Some Linux/Unix distributions work differently, to give examples:

  • Debian: it’s released when ready.
  • Fedora: for bigger changes made to the distribution, there is the “Change Set”, and for each item there is a “Contingency Plan” (e.g., a rollback).

So for GNOME upstream, it really depends from one developer or project to another.

There is just the version number that needs to fit with the GNOME one (as seen in each About Dialog of the apps), but IMHO it’s not really really important.

So a possibility would be to delay the release of a module, find a way to “rollback” to the previous version but still do a release with the version bump (or not). I know that Evolution, in the past, had sometimes one year as development cycle instead of 6 months.

And - as always - find a good balance between quality and quantity, and discipline versus flexibility.

Unfortunately it is actually not possible to do anything meaningful about this in a large open source project with many dependencies outside of the project’s control. By delaying porting you may be leaving in other bugs that are fixed by the port. Often the choice is between the lesser of two evils.

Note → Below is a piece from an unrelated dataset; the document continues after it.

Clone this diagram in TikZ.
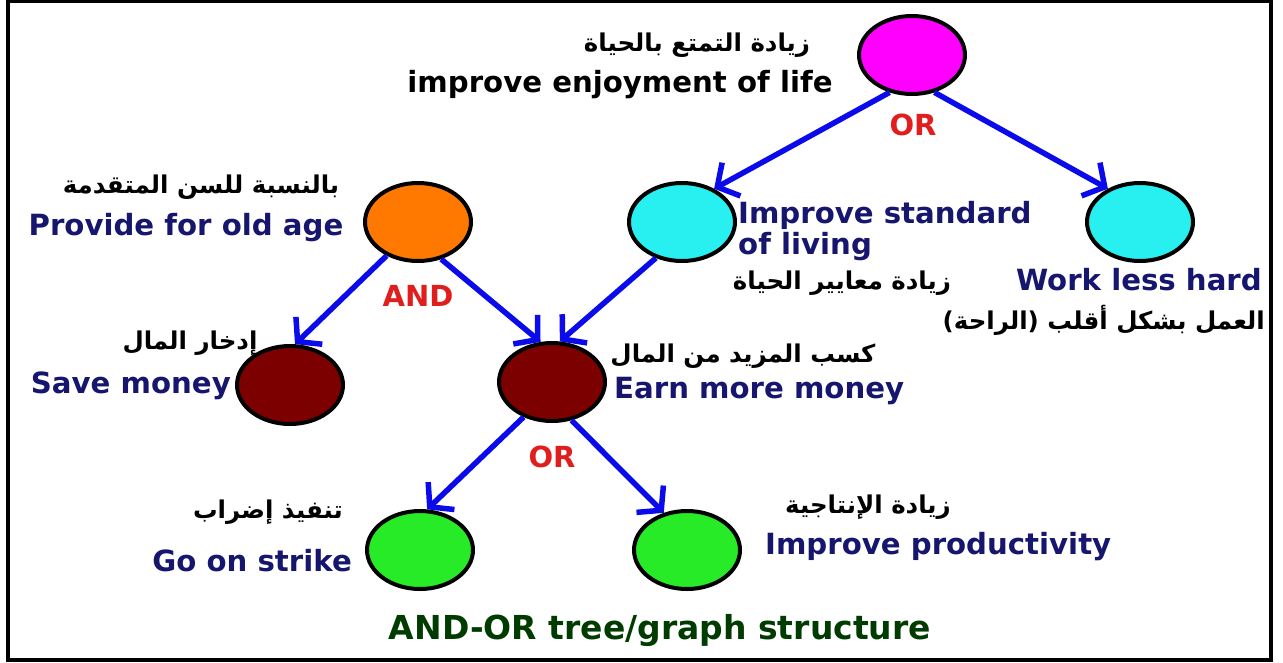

GNOME is not a top-down hierarchical structure with a management allocating resources and laying out timelines and goals. GNOME is a (somewhat loose) aggregation of volunteers working on a collection of free software projects. We generally agree through rough consensus on a direction, but we don’t tell people what to work on, or whether or not to stop working on something because there can be regressions.

Bugs and regressions are a fact of life; you are not paying for a product, and the licensing terms of the software you’re using explicitly mention the fact that there’s no warranty.

Yes, it would be nice to have zero regressions and no new bugs across a six months release horizon; the fact is that it can’t ever happen. It doesn’t happen in commercial products with thousands of engineers getting paid for it, how do you expect it to happen on a volunteer-driven free software product?

In practice, what you’re asking is: “I want volunteers to work on what I like, not on what they like”, and that has never worked in the history of the free and open source software movement.

If you want to influence GNOME, then I strongly encourage you to join the effort and start contributing to the project.